● Dataset content
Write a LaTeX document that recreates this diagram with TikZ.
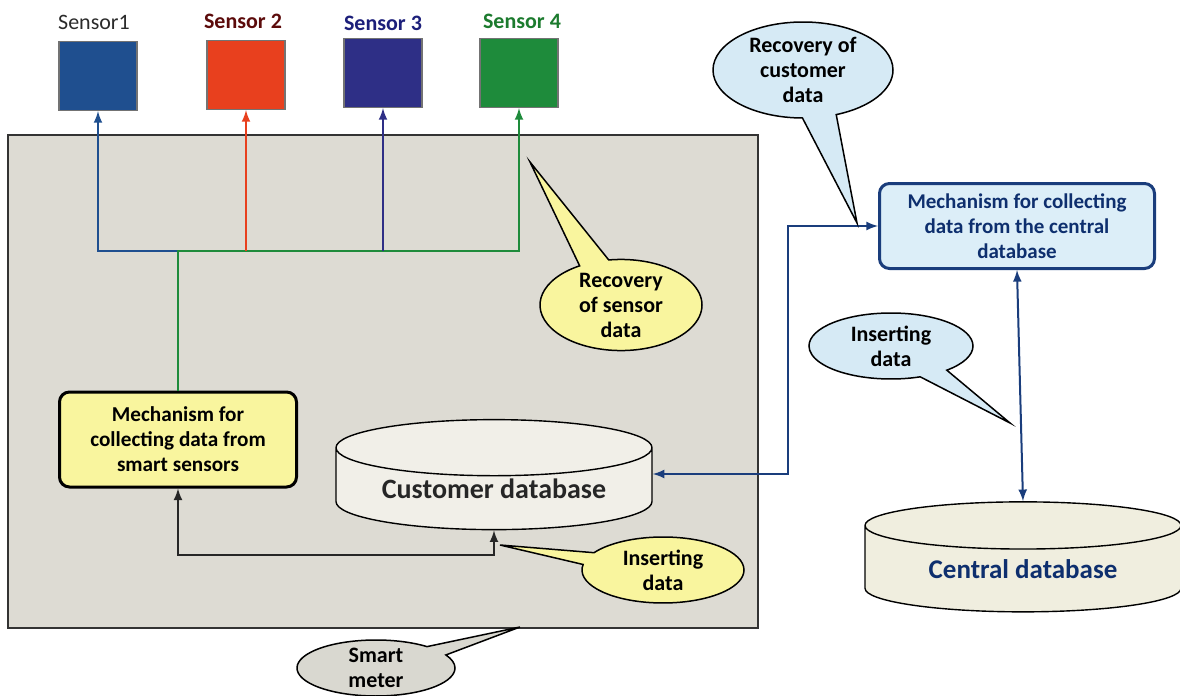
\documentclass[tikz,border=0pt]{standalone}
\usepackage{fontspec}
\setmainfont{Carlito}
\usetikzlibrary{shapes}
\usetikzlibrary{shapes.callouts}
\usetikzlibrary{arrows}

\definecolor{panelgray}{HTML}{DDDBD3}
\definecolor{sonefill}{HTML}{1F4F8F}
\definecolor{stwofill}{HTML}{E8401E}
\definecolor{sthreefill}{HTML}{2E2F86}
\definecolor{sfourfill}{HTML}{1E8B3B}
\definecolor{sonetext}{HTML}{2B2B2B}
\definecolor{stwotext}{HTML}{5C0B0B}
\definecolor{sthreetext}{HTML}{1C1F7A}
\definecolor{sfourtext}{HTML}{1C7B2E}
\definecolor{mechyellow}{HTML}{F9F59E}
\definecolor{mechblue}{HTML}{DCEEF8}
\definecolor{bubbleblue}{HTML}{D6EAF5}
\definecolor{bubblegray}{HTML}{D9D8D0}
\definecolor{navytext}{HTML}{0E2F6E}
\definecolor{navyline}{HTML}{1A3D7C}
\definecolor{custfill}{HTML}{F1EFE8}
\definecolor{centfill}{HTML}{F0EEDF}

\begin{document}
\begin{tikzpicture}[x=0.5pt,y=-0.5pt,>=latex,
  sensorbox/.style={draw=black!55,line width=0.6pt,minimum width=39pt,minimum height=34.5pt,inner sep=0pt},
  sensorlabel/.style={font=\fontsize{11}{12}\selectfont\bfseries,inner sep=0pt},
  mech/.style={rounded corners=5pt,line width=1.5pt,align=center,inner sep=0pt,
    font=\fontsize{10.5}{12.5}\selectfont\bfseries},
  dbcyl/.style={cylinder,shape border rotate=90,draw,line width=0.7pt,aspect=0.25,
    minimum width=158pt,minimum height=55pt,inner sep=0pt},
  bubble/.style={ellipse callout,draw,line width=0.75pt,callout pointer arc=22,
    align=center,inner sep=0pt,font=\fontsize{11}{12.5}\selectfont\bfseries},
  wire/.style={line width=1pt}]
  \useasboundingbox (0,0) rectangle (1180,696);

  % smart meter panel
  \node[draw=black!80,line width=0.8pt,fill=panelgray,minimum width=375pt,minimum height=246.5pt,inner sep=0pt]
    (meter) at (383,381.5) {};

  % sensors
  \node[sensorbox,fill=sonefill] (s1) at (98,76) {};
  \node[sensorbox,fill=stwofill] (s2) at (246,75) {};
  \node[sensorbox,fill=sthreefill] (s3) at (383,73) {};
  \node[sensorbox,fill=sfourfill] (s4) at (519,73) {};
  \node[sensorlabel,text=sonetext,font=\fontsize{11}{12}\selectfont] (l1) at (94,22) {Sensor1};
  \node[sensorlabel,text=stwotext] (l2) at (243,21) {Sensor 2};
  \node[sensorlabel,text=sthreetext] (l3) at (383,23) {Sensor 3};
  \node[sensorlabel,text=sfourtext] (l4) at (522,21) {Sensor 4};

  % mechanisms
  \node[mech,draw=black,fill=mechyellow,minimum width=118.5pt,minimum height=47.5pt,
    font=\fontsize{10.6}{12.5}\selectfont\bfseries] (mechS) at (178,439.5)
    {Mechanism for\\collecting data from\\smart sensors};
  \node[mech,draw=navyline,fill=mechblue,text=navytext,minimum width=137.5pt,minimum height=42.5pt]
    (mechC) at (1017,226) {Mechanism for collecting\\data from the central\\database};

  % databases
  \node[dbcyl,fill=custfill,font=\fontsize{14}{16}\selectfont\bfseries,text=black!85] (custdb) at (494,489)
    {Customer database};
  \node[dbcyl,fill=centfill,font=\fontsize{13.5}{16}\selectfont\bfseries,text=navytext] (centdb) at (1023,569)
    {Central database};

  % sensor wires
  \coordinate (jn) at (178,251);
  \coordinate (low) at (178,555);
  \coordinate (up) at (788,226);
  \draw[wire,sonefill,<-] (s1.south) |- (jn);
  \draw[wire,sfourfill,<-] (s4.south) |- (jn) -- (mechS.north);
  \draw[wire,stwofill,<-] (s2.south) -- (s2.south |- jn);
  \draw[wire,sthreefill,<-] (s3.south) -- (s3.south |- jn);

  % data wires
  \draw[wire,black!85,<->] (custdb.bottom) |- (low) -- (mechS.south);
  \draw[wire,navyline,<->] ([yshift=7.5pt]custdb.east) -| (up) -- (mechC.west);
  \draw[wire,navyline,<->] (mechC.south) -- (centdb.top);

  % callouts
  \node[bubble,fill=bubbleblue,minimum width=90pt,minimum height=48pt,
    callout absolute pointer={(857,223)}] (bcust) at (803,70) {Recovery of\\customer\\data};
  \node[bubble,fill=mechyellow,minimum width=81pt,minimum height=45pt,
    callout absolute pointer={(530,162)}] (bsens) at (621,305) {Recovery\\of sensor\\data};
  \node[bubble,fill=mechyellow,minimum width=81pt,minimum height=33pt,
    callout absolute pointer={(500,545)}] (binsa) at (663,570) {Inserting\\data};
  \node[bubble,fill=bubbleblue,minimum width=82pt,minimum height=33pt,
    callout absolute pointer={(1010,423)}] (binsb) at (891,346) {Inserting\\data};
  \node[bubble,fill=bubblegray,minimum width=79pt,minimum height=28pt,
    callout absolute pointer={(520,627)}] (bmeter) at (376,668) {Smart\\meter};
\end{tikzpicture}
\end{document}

● Task objective
Retype the whole listing exactly and leave the pictures out.

● Exercise answer
Write a LaTeX document that recreates this diagram with TikZ.
\documentclass[tikz,border=0pt]{standalone}
\usepackage{fontspec}
\setmainfont{Carlito}
\usetikzlibrary{shapes}
\usetikzlibrary{shapes.callouts}
\usetikzlibrary{arrows}

\definecolor{panelgray}{HTML}{DDDBD3}
\definecolor{sonefill}{HTML}{1F4F8F}
\definecolor{stwofill}{HTML}{E8401E}
\definecolor{sthreefill}{HTML}{2E2F86}
\definecolor{sfourfill}{HTML}{1E8B3B}
\definecolor{sonetext}{HTML}{2B2B2B}
\definecolor{stwotext}{HTML}{5C0B0B}
\definecolor{sthreetext}{HTML}{1C1F7A}
\definecolor{sfourtext}{HTML}{1C7B2E}
\definecolor{mechyellow}{HTML}{F9F59E}
\definecolor{mechblue}{HTML}{DCEEF8}
\definecolor{bubbleblue}{HTML}{D6EAF5}
\definecolor{bubblegray}{HTML}{D9D8D0}
\definecolor{navytext}{HTML}{0E2F6E}
\definecolor{navyline}{HTML}{1A3D7C}
\definecolor{custfill}{HTML}{F1EFE8}
\definecolor{centfill}{HTML}{F0EEDF}

\begin{document}
\begin{tikzpicture}[x=0.5pt,y=-0.5pt,>=latex,
  sensorbox/.style={draw=black!55,line width=0.6pt,minimum width=39pt,minimum height=34.5pt,inner sep=0pt},
  sensorlabel/.style={font=\fontsize{11}{12}\selectfont\bfseries,inner sep=0pt},
  mech/.style={rounded corners=5pt,line width=1.5pt,align=center,inner sep=0pt,
    font=\fontsize{10.5}{12.5}\selectfont\bfseries},
  dbcyl/.style={cylinder,shape border rotate=90,draw,line width=0.7pt,aspect=0.25,
    minimum width=158pt,minimum height=55pt,inner sep=0pt},
  bubble/.style={ellipse callout,draw,line width=0.75pt,callout pointer arc=22,
    align=center,inner sep=0pt,font=\fontsize{11}{12.5}\selectfont\bfseries},
  wire/.style={line width=1pt}]
  \useasboundingbox (0,0) rectangle (1180,696);

  % smart meter panel
  \node[draw=black!80,line width=0.8pt,fill=panelgray,minimum width=375pt,minimum height=246.5pt,inner sep=0pt]
    (meter) at (383,381.5) {};

  % sensors
  \node[sensorbox,fill=sonefill] (s1) at (98,76) {};
  \node[sensorbox,fill=stwofill] (s2) at (246,75) {};
  \node[sensorbox,fill=sthreefill] (s3) at (383,73) {};
  \node[sensorbox,fill=sfourfill] (s4) at (519,73) {};
  \node[sensorlabel,text=sonetext,font=\fontsize{11}{12}\selectfont] (l1) at (94,22) {Sensor1};
  \node[sensorlabel,text=stwotext] (l2) at (243,21) {Sensor 2};
  \node[sensorlabel,text=sthreetext] (l3) at (383,23) {Sensor 3};
  \node[sensorlabel,text=sfourtext] (l4) at (522,21) {Sensor 4};

  % mechanisms
  \node[mech,draw=black,fill=mechyellow,minimum width=118.5pt,minimum height=47.5pt,
    font=\fontsize{10.6}{12.5}\selectfont\bfseries] (mechS) at (178,439.5)
    {Mechanism for\\collecting data from\\smart sensors};
  \node[mech,draw=navyline,fill=mechblue,text=navytext,minimum width=137.5pt,minimum height=42.5pt]
    (mechC) at (1017,226) {Mechanism for collecting\\data from the central\\database};

  % databases
  \node[dbcyl,fill=custfill,font=\fontsize{14}{16}\selectfont\bfseries,text=black!85] (custdb) at (494,489)
    {Customer database};
  \node[dbcyl,fill=centfill,font=\fontsize{13.5}{16}\selectfont\bfseries,text=navytext] (centdb) at (1023,569)
    {Central database};

  % sensor wires
  \coordinate (jn) at (178,251);
  \coordinate (low) at (178,555);
  \coordinate (up) at (788,226);
  \draw[wire,sonefill,<-] (s1.south) |- (jn);
  \draw[wire,sfourfill,<-] (s4.south) |- (jn) -- (mechS.north);
  \draw[wire,stwofill,<-] (s2.south) -- (s2.south |- jn);
  \draw[wire,sthreefill,<-] (s3.south) -- (s3.south |- jn);

  % data wires
  \draw[wire,black!85,<->] (custdb.bottom) |- (low) -- (mechS.south);
  \draw[wire,navyline,<->] ([yshift=7.5pt]custdb.east) -| (up) -- (mechC.west);
  \draw[wire,navyline,<->] (mechC.south) -- (centdb.top);

  % callouts
  \node[bubble,fill=bubbleblue,minimum width=90pt,minimum height=48pt,
    callout absolute pointer={(857,223)}] (bcust) at (803,70) {Recovery of\\customer\\data};
  \node[bubble,fill=mechyellow,minimum width=81pt,minimum height=45pt,
    callout absolute pointer={(530,162)}] (bsens) at (621,305) {Recovery\\of sensor\\data};
  \node[bubble,fill=mechyellow,minimum width=81pt,minimum height=33pt,
    callout absolute pointer={(500,545)}] (binsa) at (663,570) {Inserting\\data};
  \node[bubble,fill=bubbleblue,minimum width=82pt,minimum height=33pt,
    callout absolute pointer={(1010,423)}] (binsb) at (891,346) {Inserting\\data};
  \node[bubble,fill=bubblegray,minimum width=79pt,minimum height=28pt,
    callout absolute pointer={(520,627)}] (bmeter) at (376,668) {Smart\\meter};
\end{tikzpicture}
\end{document}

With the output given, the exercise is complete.